I know it’s tempting to put such bullies "in their place” or to imagine yourself as the one who can and will change their ways, but again, I urge: Avoid them. Don’t “like” their posts. Don’t visit their pages. Remove them from your newsfeed. Do anything you can to prevent their insecure, cynical, and negative energy from slowing you down.
Consider this: While you got sucked into one of their counterproductive two-hour flame wars, about 150 women were raped in the United States; roughly 15 plant and animal species went extinct; 17,000 acres of rainforest were destroyed (mostly to make way for doomed cattle); 22,000 sharks were hunted down and killed while 2 million chickens were murdered for “food”; 222 children were born into poverty in the United States, while -- globally -- 2,500 children under the age of 5 died from preventable causes; and 3,600 humans starved to death.
All this and so much more happened while a few privileged humans focused their skills, time, and energy on an ego-tripping, movement-dividing social media melodrama.

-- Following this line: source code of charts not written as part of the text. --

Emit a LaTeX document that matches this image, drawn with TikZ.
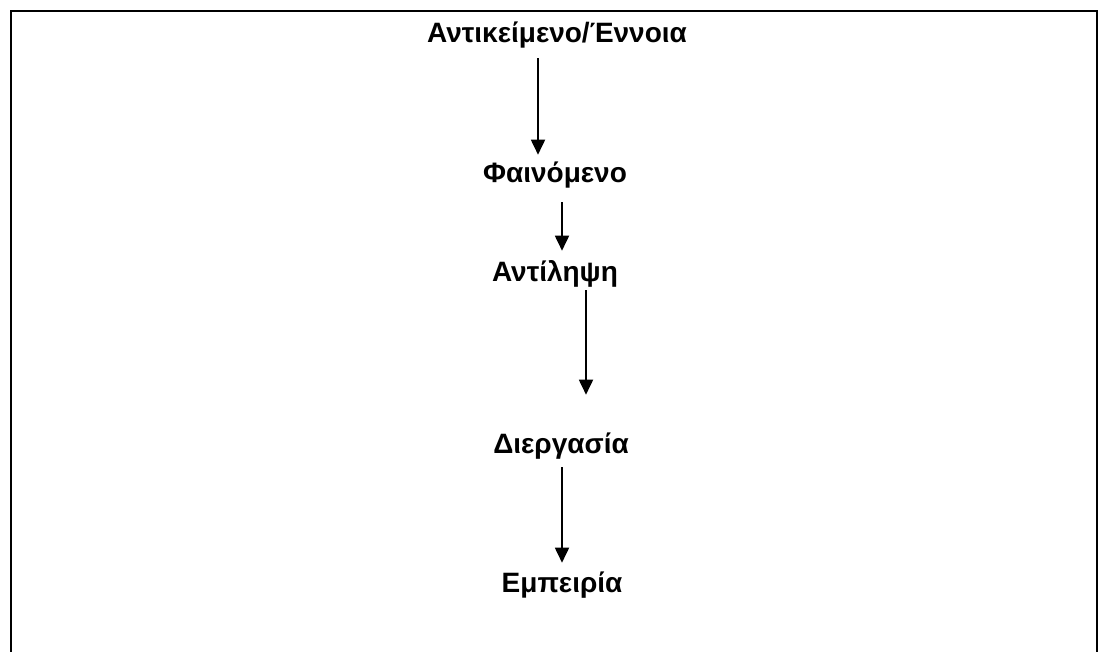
\documentclass[tikz,border=0pt]{standalone}
\usepackage{fontspec}
\setmainfont{Liberation Sans}
\usetikzlibrary{arrows.meta}
\usetikzlibrary{positioning}

\begin{document}
\begin{tikzpicture}[x=1pt,y=-1pt,semithick]
	\tikzstyle{word}=[font=\fontsize{28}{32}\selectfont\bfseries, text=black, inner sep=0pt, text height=21pt, text depth=7pt, anchor=base]
	\tikzstyle{flow}=[line width=1.8pt, -{Triangle[width=14pt,length=15pt]}]
	\useasboundingbox (0,0) rectangle (1109,652);
	% frame, open at the bottom
	\draw[line width=1.5pt] (11,660) -- (11,11) -- (1097,11) -- (1097,660);

			\node[word] (obj)   at (557,43)  {Αντικείμενο/Έννοια};
			\node[word] (phen)  at (555,183) {Φαινόμενο};
			\node[word] (perc)  at (555,282) {Αντίληψη};
			\node[word] (proc)  at (561,453) {Διεργασία};
			\node[word] (exper) at (562,592) {Εμπειρία};

			\draw[flow] ([xshift=-19pt,yshift=-8pt]obj.south) -- ([xshift=-17pt,yshift=7pt]phen.north);
			\draw[flow] ([xshift=7pt,yshift=-12pt]phen.south) -- ([xshift=7pt,yshift=10pt]perc.north);
			\draw[flow] ([xshift=31pt,yshift=-1pt]perc.south) -- ([xshift=25pt,yshift=37pt]proc.north);
			\draw[flow] ([xshift=1pt,yshift=-7pt]proc.south) -- ([xshift=0pt,yshift=8pt]exper.north);
\end{tikzpicture}
\end{document}
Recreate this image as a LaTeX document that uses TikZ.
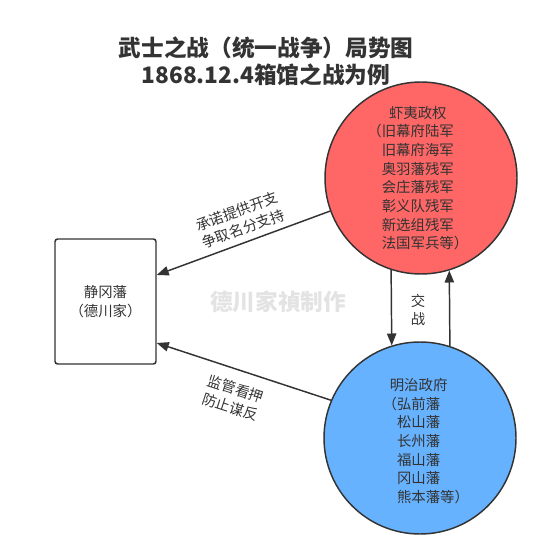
\documentclass[tikz,border=0pt]{standalone}
\usepackage{fontspec}
\setmainfont{Noto Sans CJK SC}
\usepackage{tikz}
\usetikzlibrary{arrows.meta}
\definecolor{inkgray}{HTML}{333333}
\definecolor{ezored}{HTML}{FF6666}
\definecolor{meijiblue}{HTML}{66B2FF}
\definecolor{markgray}{HTML}{E3E3E3}

\begin{document}
\begin{tikzpicture}[x=0.75pt,y=0.75pt,yscale=-1,xscale=1,
    party/.style={circle,draw=inkgray,line width=1.1pt,minimum size=144pt,inner sep=0pt},
    plain/.style={text=inkgray,font=\fontsize{10.8}{14}\selectfont,inner sep=0.75pt},
    link/.style={draw=inkgray,line width=1.1pt,-{Triangle[length=9pt,width=7pt]}}]
        \useasboundingbox (0,0) rectangle (553,559);

        \node [text=inkgray,font=\fontsize{17}{20}\bfseries\selectfont,align=center] (title) at (266,61.5) {武士之战（统一战争）局势图\\1868.12.4箱馆之战为例};
        \node [text=markgray,font=\fontsize{17}{20}\bfseries\selectfont] (mark) at (278,302) {德川家禎制作};

        \node [party,fill=ezored] (ezo) at (421,178) {};
        \node [party,fill=meijiblue] (meiji) at (420,438) {};
        \node [draw=inkgray,line width=1.1pt,rounded corners=2pt,minimum width=75.75pt,minimum height=93.75pt] (shizuoka) at (105.5,301.5) {};

        \node [plain,align=left] (ezotext) at (425,178) {\hspace*{0.5em}虾夷政权\\\llap{（}旧幕府陆军\\旧幕府海军\\奥羽藩残军\\会庄藩残军\\彰义队残军\\新选组残军\\法国军兵等）};
        \node [plain,align=left] (meijitext) at (433,441) {\hspace*{-0.5em}明治政府\\\llap{（}弘前藩\\松山藩\\长州藩\\福山藩\\冈山藩\\熊本藩等）};
        \node [plain,align=center] (shizuokatext) at (shizuoka.center) {静冈藩\\（德川家）};

        \draw [link] (ezo.200) -- (shizuoka.east |- 0,275);
        \draw [link] (meiji.157) -- (shizuoka.east |- 0,343);
        \draw [link] (ezo.252) -- (meiji.107);
        \draw [link] (meiji.72) -- (ezo.287);

        \node [plain,align=center,rotate=20] (fundnote) at (240,220) {承诺提供开支\\争取名分支持};
        \node [plain,align=left,rotate=-18] (guardnote) at (233,398) {监管看押\\防止谋反};
        \node [plain,align=center] (battle) at (418,310) {交\\战};
\end{tikzpicture}
\end{document}
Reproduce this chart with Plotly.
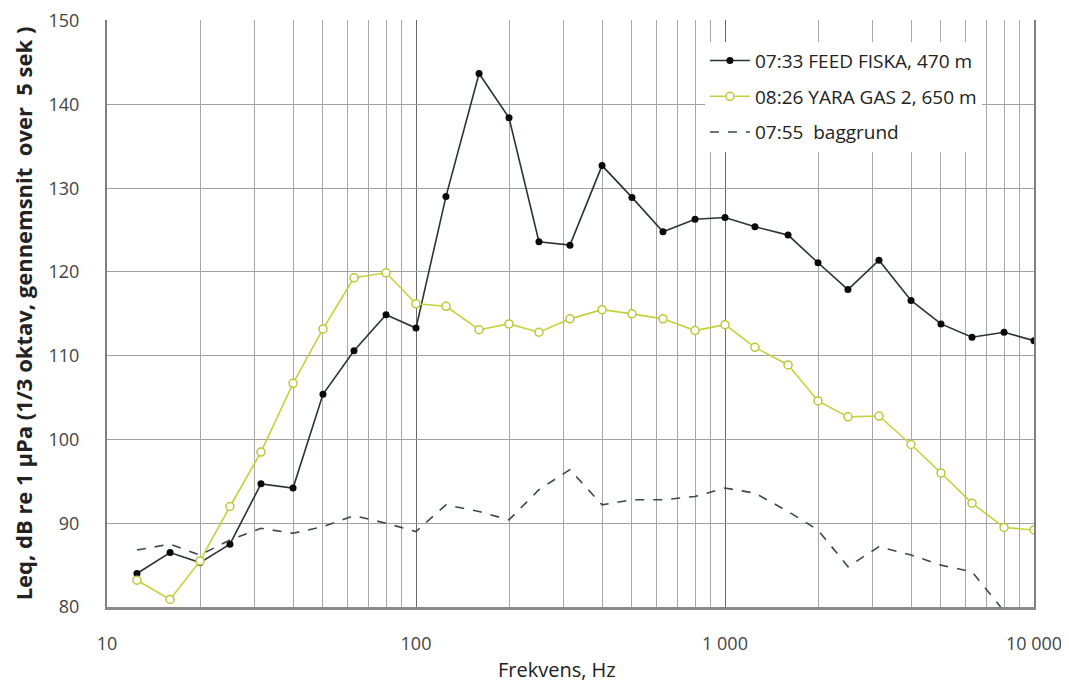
import plotly.graph_objects as go

freqs = [12.5, 16, 20, 25, 31.5, 40, 50, 63, 80, 100, 125, 160, 200, 250, 315,
         400, 500, 630, 800, 1000, 1250, 1600, 2000, 2500, 3150, 4000, 5000, 6300, 8000, 10000]

feed_fiska = [84.0, 86.5, 85.3, 87.5, 94.7, 94.2, 105.4, 110.6, 114.9, 113.3, 129.0, 143.7, 138.4, 123.6, 123.2,
              132.7, 128.9, 124.8, 126.3, 126.5, 125.4, 124.4, 121.1, 117.9, 121.4, 116.6, 113.8, 112.2, 112.8, 111.8]

yara_gas = [83.2, 80.9, 85.5, 92.0, 98.5, 106.7, 113.2, 119.3, 119.9, 116.2, 115.9, 113.1, 113.8, 112.8, 114.4,
            115.5, 115.0, 114.4, 113.0, 113.7, 111.0, 108.9, 104.6, 102.7, 102.8, 99.4, 96.0, 92.4, 89.5, 89.2]

baggrund = [86.8, 87.5, 86.2, 88.0, 89.4, 88.8, 89.6, 90.9, 90.0, 89.0, 92.2, 91.4, 90.4, 94.0, 96.4,
            92.2, 92.8, 92.8, 93.2, 94.2, 93.6, 91.4, 89.2, 84.8, 87.2, 86.2, 85.0, 84.2, 79.5, None]

x_tickvals = [10, 100, 1000, 10000]
x_ticktext = ["10", "100", "1 000", "10 000"]
x_minor = [m * d for d in (10, 100, 1000) for m in range(2, 10)]
y_tickvals = [80, 90, 100, 110, 120, 130, 140, 150]

fig = go.Figure()
fig.add_trace(go.Scatter(
    x=freqs, y=feed_fiska, mode="lines+markers", name="07:33 FEED FISKA, 470 m",
    legendgroup="a",
    line=dict(color="#2b3333", width=1.6),
    marker=dict(color="#0a0a0a", size=7, symbol="circle"),
))
fig.add_trace(go.Scatter(
    x=freqs, y=yara_gas, mode="lines+markers", name="08:26 YARA GAS 2, 650 m",
    legendgroup="b",
    line=dict(color="#c3d23c", width=1.6),
    marker=dict(color="white", size=8, symbol="circle", line=dict(color="#b9c93a", width=1.5)),
))
fig.add_trace(go.Scatter(
    x=freqs, y=baggrund, mode="lines", name="07:55  baggrund",
    legendgroup="c",
    line=dict(color="#3d4750", width=1.6, dash="dash"),
))

fig.update_layout(
    width=1061, height=674,
    margin=dict(l=99, r=35, t=12, b=75, autoexpand=False),
    paper_bgcolor="white", plot_bgcolor="white",
    font=dict(family="Open Sans, Liberation Sans, sans-serif", color="#333333"),
    showlegend=True,
    legend=dict(
        x=0.645, y=0.963, xanchor="left", yanchor="top",
        bgcolor="white", borderwidth=0,
        font=dict(size=19, color="#222222", family="Open Sans, sans-serif"),
        itemwidth=40, tracegroupgap=8,
    ),
    annotations=[dict(
        text="Frekvens, Hz", xref="paper", yref="paper", x=0.485, y=-0.107,
        xanchor="center", yanchor="middle", showarrow=False,
        font=dict(size=20, color="#222222", family="Open Sans, sans-serif"),
    )],
)

fig.update_xaxes(
    type="log", range=[1, 4], automargin=False,
    tickvals=x_tickvals, ticktext=x_ticktext,
    showgrid=True, gridcolor="#6a6a6a", gridwidth=1,
    minor=dict(tickvals=x_minor, showgrid=True, gridcolor="#a8a8a8", gridwidth=1, ticks=""),
    showline=True, linecolor="#8a8a8a", linewidth=3, mirror=False,
    ticks="", ticklabelstandoff=18, ticklabeloverflow="allow",
    tickfont=dict(size=18, color="#444444"),
    zeroline=False,
)
fig.update_yaxes(
    range=[80, 150.08], tickvals=y_tickvals, automargin=False,
    showgrid=True, gridcolor="#a0a0a0", gridwidth=1,
    showline=True, linecolor="#808080", linewidth=2, mirror=True,
    ticks="", ticklabelstandoff=22, ticklabeloverflow="allow",
    tickfont=dict(size=18, color="#444444"),
    title=dict(text="<b>Leq, dB re 1 µPa (1/3 oktav, gennemsnit  over  5 sek )</b>",
               font=dict(size=22, color="#222222"), standoff=10),
    zeroline=False,
)

fig.write_html("out.html")
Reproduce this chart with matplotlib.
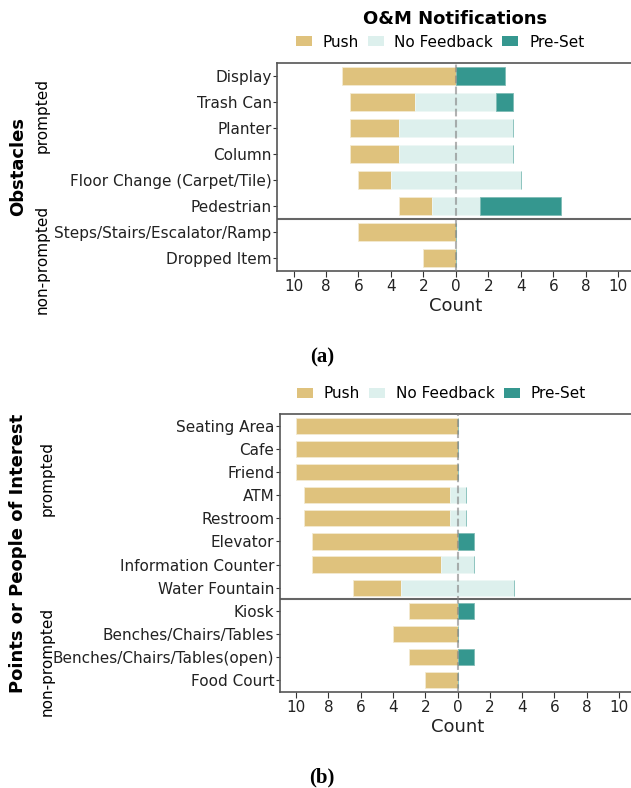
import numpy as np
import matplotlib.pyplot as plt
from matplotlib.patches import Patch

# panel (a) obstacles
obs_labels = ["Display", "Trash Can", "Planter", "Column", "Floor Change (Carpet/Tile)",
              "Pedestrian", "Steps/Stairs/Escalator/Ramp", "Dropped Item"]
obs_push = [7, 4, 3, 3, 2, 2, 6, 2]
obs_nofb = [0, 5, 7, 7, 8, 3, 0, 0]
obs_preset = [3, 1, 0, 0, 0, 5, 0, 0]
obs_n_prompted = 6

# panel (b) points or people of interest
poi_labels = ["Seating Area", "Cafe", "Friend", "ATM", "Restroom", "Elevator",
              "Information Counter", "Water Fountain", "Kiosk", "Benches/Chairs/Tables",
              "Benches/Chairs/Tables(open)", "Food Court"]
poi_push = [10, 10, 10, 9, 9, 9, 8, 3, 3, 4, 3, 2]
poi_nofb = [0, 0, 0, 1, 1, 0, 2, 7, 0, 0, 0, 0]
poi_preset = [0, 0, 0, 0, 0, 1, 0, 0, 1, 0, 1, 0]
poi_n_prompted = 8

series_names = ["Push", "No Feedback", "Pre-Set"]
colors = ["#dfc27d", "#ddf0ed", "#35978f"]
xticks = np.arange(-10, 11, 2)

W, H = 631, 788
fig = plt.figure(figsize=(W / 100, H / 100), dpi=100)


def px_axes(left, top, right, bottom):
    return fig.add_axes([left / W, 1 - bottom / H, (right - left) / W, (bottom - top) / H])


def draw_panel(ax, labels, push, nofb, preset, n_prompted):
    push = np.array(push, dtype=float)
    nofb = np.array(nofb, dtype=float)
    preset = np.array(preset, dtype=float)
    y = np.arange(len(labels))
    # push goes left, no feedback sits across zero, pre-set goes right
    ax.barh(y, push, left=-(push + nofb / 2), height=0.7, color=colors[0],
            edgecolor="#f3ead2", linewidth=0.6)
    ax.barh(y, nofb, left=-nofb / 2, height=0.7, color=colors[1],
            edgecolor="#eef7f5", linewidth=0.6)
    ax.barh(y, preset, left=nofb / 2, height=0.7, color=colors[2],
            edgecolor="#7fbcb6", linewidth=0.6)
    ax.axvline(0, color="gray", linestyle="--", linewidth=1.5, alpha=0.6, zorder=3)
    ax.axhline(n_prompted - 0.5, color="#666666", linewidth=1.5)
    ax.set_xlim(-11, 11)
    ax.set_ylim(len(labels) - 0.5, -0.5)
    ax.set_yticks(y)
    ax.set_yticklabels(labels, fontsize=11, color="#222222")
    ax.set_xticks(xticks)
    ax.set_xticklabels([str(abs(v)) for v in xticks], fontsize=11, color="#222222")
    ax.tick_params(axis="y", length=3, pad=1, color="#333333")
    ax.tick_params(axis="x", length=4, pad=2, color="#333333")
    ax.set_xlabel("Count", fontsize=13, labelpad=2, color="#222222")
    for s in ax.spines.values():
        s.set_color("#555555")
        s.set_linewidth(1.2)
    handles = [Patch(facecolor=c, edgecolor="none") for c in colors]
    axw = ax.get_position().width * W
    axh = ax.get_position().height * H
    ax.legend(handles, series_names, loc="center",
              bbox_to_anchor=(0.5 - 16 / axw, 1 + 20.5 / axh),
              ncol=3, frameon=False, fontsize=11, handlelength=1.05, handleheight=0.65,
              handletextpad=0.7, columnspacing=0.6, borderpad=0)


ax1 = px_axes(277.3, 62.7, 634.5, 271)
draw_panel(ax1, obs_labels, obs_push, obs_nofb, obs_preset, obs_n_prompted)

ax2 = px_axes(280, 414.3, 635.2, 691.7)
draw_panel(ax2, poi_labels, poi_push, poi_nofb, poi_preset, poi_n_prompted)

fig.text(455 / W, 1 - 19 / H, "O&M Notifications", fontsize=13, fontweight="bold",
         ha="center", va="center")

# group labels on the left
fig.text(18 / W, 1 - 167 / H, "Obstacles", fontsize=13, fontweight="bold",
         rotation=90, ha="center", va="center")
fig.text(42 / W, 1 - 115.5 / H, "prompted", fontsize=11, rotation=90, ha="center", va="center")
fig.text(42 / W, 1 - 259 / H, "non-prompted", fontsize=11, rotation=90, ha="center", va="center")

fig.text(18 / W, 1 - 553 / H, "Points or People of Interest", fontsize=13, fontweight="bold",
         rotation=90, ha="center", va="center")
fig.text(47 / W, 1 - 478 / H, "prompted", fontsize=11, rotation=90, ha="center", va="center")
fig.text(47 / W, 1 - 661 / H, "non-prompted", fontsize=11, rotation=90, ha="center", va="center")

# captions
fig.text(322 / W, 1 - 357 / H, "(a)", fontsize=15, fontweight="bold",
         family="Liberation Serif", ha="center", va="center")
fig.text(322 / W, 1 - 777 / H, "(b)", fontsize=15, fontweight="bold",
         family="Liberation Serif", ha="center", va="center")

fig.savefig("out.png", dpi=100)
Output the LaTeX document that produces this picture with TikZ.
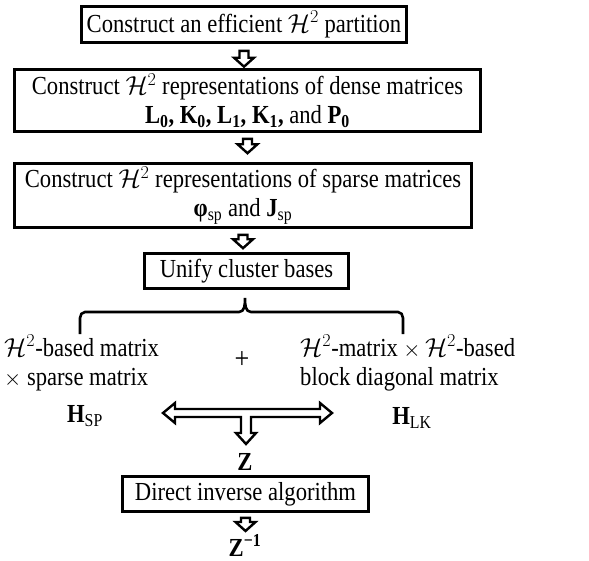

Hopefully, you don’t need anyone to provide a list of the many progressively productive ways you could've utilized your time, but since it involved you sitting still and typing away, imagine if you instead chose to set aside those two hours to write letters to prisoners?
Is there a single person reading this article who would posit that two hours of flame war bullshit is time better spent than two hours of reaching out to those incarcerated within the Prison-Industrial Complex and letting them know they are not alone?
Here’s my story: Anyone who creates and/or participates in divisive social media flame wars is no comrade of mine.
Here’s my question: Are they comrades of yours?
#shifthappens
Mickey Z. is the author of 12 books, most recently Occupy this Book: Mickey Z. on Activism. Until the laws are changed or the power runs out, he can be found on the Web here. Anyone wishing to support his activist efforts can do so by making a donation here.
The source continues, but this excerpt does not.